As a first step on the way to better code, we can do a Cmm to Cmm optimisation which reconstructs loops using branching and with loop-carried data in local variables. (Roman has implemented this, and plans to clean up/commit shortly). This is partly a temporary solution, long term we plan to improve the native code generator with real loop optimisations, described below.
We often see tail-recursive functions that include a heap or stack check purely for the exit case of the loop. See #1498. For example, if the function looks something like this:
f = \x y -> case x of
0 -> g (Just y)
_ -> f (x+1) y
The allocation in the 0 branch of the case causes a heap check at the beginning of f, and an Hp subtraction before the recursive call to f.
We should only do the heap check once in this case. Either:
-
aggregate the heap check to the caller. Difficult if f is exported.
-
generate a worker/wrapper pair, where the wrapper does the heap check. eg.
f:
Hp += 3;
if (Hp >= HpLim) { ... }
L:
... recursive call jumps to L ...
-
Generate the above code with a special-case Cmm to Cmm optimisation that spots the heap check.
-
Let some general-purpose heavy-duty loop optimisation transform into the above code (apparently gcc can do this).
On modern CPUs correctly predicted branches are nearly free while mis-predicted branches incurr quite a high penalty due to pipeline stalls etc.
There are a number of low level things that can be done if we have some idea of the probability of a branch being taken. For example the block corresponding to the branch that is unlikely to be taken can be made the target of the jump so that the fall through branch is the likely one. On some CPUs its possible to add explicit hints to conditional jump instructions. If a branch is comparatively very unlikely then its block can be moved completely out of line. See a CPU architecture/optimisation guide for more suggestions.
GCC has a framework for gathering and using branch prediction information to improve code generation. It can get information from a static analysis and heuristics, from profile feedback and ffrom explicit user annotations via builtin_expect().
So the suggestion is that GHC could have a similar framework including explicit user annotations. It is believed that this could make a significant difference to the speed of some low level code like ByteString.
See ticket #849 for more details.
Cmm can almost express SSA, but it lacks phi. Adding phi to Cmm wouldn't be difficult, and then we can express real loops and implement the well-known loop optimisations.
Add loop optimisations as Cmm to Cmm passes.
The NCG is currently structured as follows: the "instruction selector"
(MachCodeGen
) takes Cmm and generates [Instr]
, where
Instr
is a machine-dependent instruction datatype. Register
allocation is then done on [Instr]
, the register allocator is
machine-independent but relies on some machine-dependent functions
over Instr
.
The problem with this is that we can't express any generic optimisations at the instruction level, and we can't share any code between the instruction selectors.
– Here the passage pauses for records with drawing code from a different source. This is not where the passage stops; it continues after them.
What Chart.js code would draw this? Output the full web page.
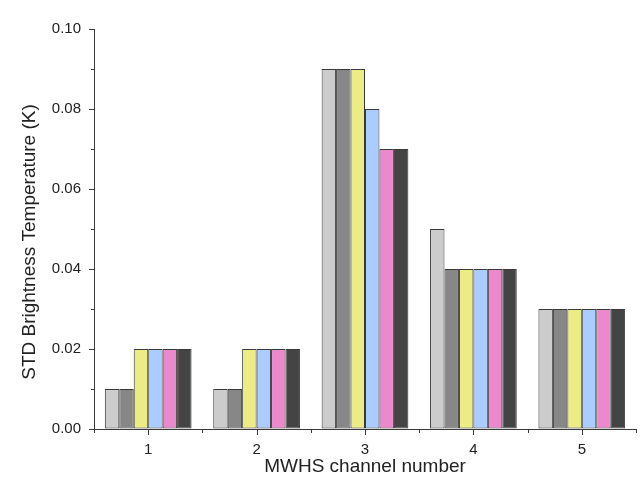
<!DOCTYPE html>
<html>
<head>
<meta charset="utf-8">
<script src="https://cdn.jsdelivr.net/npm/chart.js@4"></script>
<style>
  html, body { margin: 0; padding: 0; background: #ffffff; }
  #wrap { width: 642px; height: 494px; position: relative; }
</style>
</head>
<body>
<div id="wrap"><canvas id="c" width="642" height="494"></canvas></div>
<script>
const categories = ['1', '2', '3', '4', '5'];
const series1 = [0.01, 0.01, 0.09, 0.05, 0.03];
const series2 = [0.01, 0.01, 0.09, 0.04, 0.03];
const series3 = [0.02, 0.02, 0.09, 0.04, 0.03];
const series4 = [0.02, 0.02, 0.08, 0.04, 0.03];
const series5 = [0.02, 0.02, 0.07, 0.04, 0.03];
const series6 = [0.02, 0.02, 0.07, 0.04, 0.03];
const yMajorTicks = [0, 0.02, 0.04, 0.06, 0.08, 0.10];
const yMinorTicks = [0.01, 0.03, 0.05, 0.07, 0.09];
const xTitle = 'MWHS channel number';
const yTitle = 'STD Brightness Temperature (K)';

const fills = ['#cccccc', '#878787', '#ecec84', '#aaccff', '#ec88cc', '#444444'];
const allSeries = [series1, series2, series3, series4, series5, series6];

const axisColor = '#3a3a3a';
const fontFamily = '"Liberation Sans", Arial, sans-serif';

const tickPlugin = {
  id: 'ticksPlugin',
  afterDraw(chart) {
    const ctx = chart.ctx;
    const x = chart.scales.x, y = chart.scales.y;
    const area = chart.chartArea;
    const left = area.left, bottom = area.bottom;
    ctx.save();
    ctx.strokeStyle = axisColor;
    ctx.lineWidth = 1;
    ctx.beginPath();
    yMajorTicks.forEach(v => {
      const py = Math.round(y.getPixelForValue(v)) + 0.5;
      ctx.moveTo(left - 5, py); ctx.lineTo(left, py);
    });
    yMinorTicks.forEach(v => {
      const py = Math.round(y.getPixelForValue(v)) + 0.5;
      ctx.moveTo(left - 3, py); ctx.lineTo(left, py);
    });
    for (let i = 0; i < categories.length; i++) {
      const px = Math.round(x.getPixelForValue(i)) + 0.5;
      ctx.moveTo(px, bottom); ctx.lineTo(px, bottom + 6);
    }
    for (let i = 0; i <= categories.length; i++) {
      const px = Math.round(x.getPixelForValue(i - 0.5)) + 0.5;
      ctx.moveTo(px, bottom); ctx.lineTo(px, bottom + 4);
    }
    ctx.stroke();
    // y axis title, placed slightly below the plot centre as in the reference
    ctx.fillStyle = '#222';
    ctx.font = '19px ' + fontFamily;
    ctx.textAlign = 'center';
    ctx.textBaseline = 'middle';
    ctx.translate(30, (area.top + area.bottom) / 2 + 13);
    ctx.rotate(-Math.PI / 2);
    ctx.fillText(yTitle, 0, 0);
    ctx.restore();
  }
};

new Chart(document.getElementById('c'), {
  type: 'bar',
  data: {
    labels: categories,
    datasets: allSeries.map((s, i) => ({
      label: 'S' + (i + 1),
      data: s,
      backgroundColor: fills[i],
      borderColor: '#383838',
      borderWidth: 1,
      borderSkipped: false,
      categoryPercentage: 0.8,
      barPercentage: 1.0
    }))
  },
  options: {
    responsive: false,
    animation: false,
    devicePixelRatio: 1,
    layout: { padding: { top: 29, right: 6, left: 0, bottom: 0 } },
    plugins: { legend: { display: false }, tooltip: { enabled: false } },
    scales: {
      x: {
        offset: true,
        grid: { display: true, drawOnChartArea: false, drawTicks: false, offset: true },
        border: { display: true, color: axisColor, width: 1 },
        ticks: { color: '#222', padding: 12, font: { family: fontFamily, size: 15 } },
        title: { display: true, text: xTitle, color: '#222',
                 font: { family: fontFamily, size: 19 }, padding: { top: 0, bottom: 16 } },
        afterFit(scale) { scale.height = 65; }
      },
      y: {
        min: 0, max: 0.10,
        afterBuildTicks(scale) { scale.ticks = yMajorTicks.map(v => ({ value: v })); },
        grid: { display: true, drawOnChartArea: false, drawTicks: false },
        border: { display: true, color: axisColor, width: 1 },
        ticks: { color: '#222', padding: 13, font: { family: fontFamily, size: 15 },
                 callback: v => Number(v).toFixed(2) },
        title: { display: false, text: yTitle },
        afterFit(scale) { scale.width = 94; }
      }
    }
  },
  plugins: [tickPlugin]
});
</script>
</body>
</html>
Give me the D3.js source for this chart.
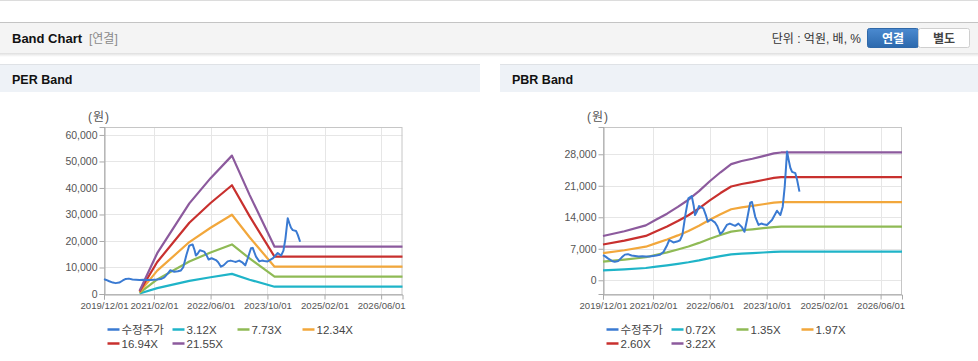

Also, the machine-dependent parts of the register allocator duplicate a lot of code.
A better approach might be for the machine-dependent instruction selector to generate Cmm instead; it would be a stylised form of Cmm in which every statement corresponds to a single instruction in the target assembly language, such that assembly can be generated by pretty-printing this Cmm (call it MD-Cmm) directly.
This might entail encoding some instructions as function calls, or extending the range of MachOps to accomodate operations supported by some processors. Also, we probably want to abstract Cmm over the register type (MD-Cmm probably has "register classes", to indicate that a particular register must be drawn from a certain subset of machine registers).
Register allocation would be done on MD-Cmm, using information only about the registers and register classes of the target architecture. There would be less machine dependent code here.
All in all, this should result in a reduction in code size of the NCG and improvements in maintainability and portability. Longer-term it will enable us to have MD-Cmm to MD-Cmm passes to do things like instruction scheduling.
(note that the general idea for doing this comes from gcc, we are using MD-Cmm where they use RTL).
There's even a nice migration path here. We don't need to transition every architecture to MD-Cmm right away, we can implement an MD-Cmm route for a single architecture, because the existing register allocator can be made to work over MD-Cmm by providing appropriate bits specific to MD-Cmm, I believe. Roman plans to do this (in his spare time :-) for Sparc.
We will need at some point access to aliasing information in Cmm, for the Cmm-to-Cmm passes to make use of.
The register allocator should treat fixed registers (like the heap pointer) in the same way as other registers: they can be spilled and reloaded. This would let an inner loop that doesn't need access to Hp re-use the register, for example.
If the current capability was stored on the C stack, then we wouldn't need a separate BaseReg register, freeing up a register (especially handy on x86). I don't see how to do this if we compile via C, but if we go NCG-only it would be possible.
We could either do this by copying the capability onto the stack before running Haskell code (and be careful that the copy doesn't get out of sync with the real thing), or we could allocate some space below each Capability and point the stack pointer directly at it before entering Haskell.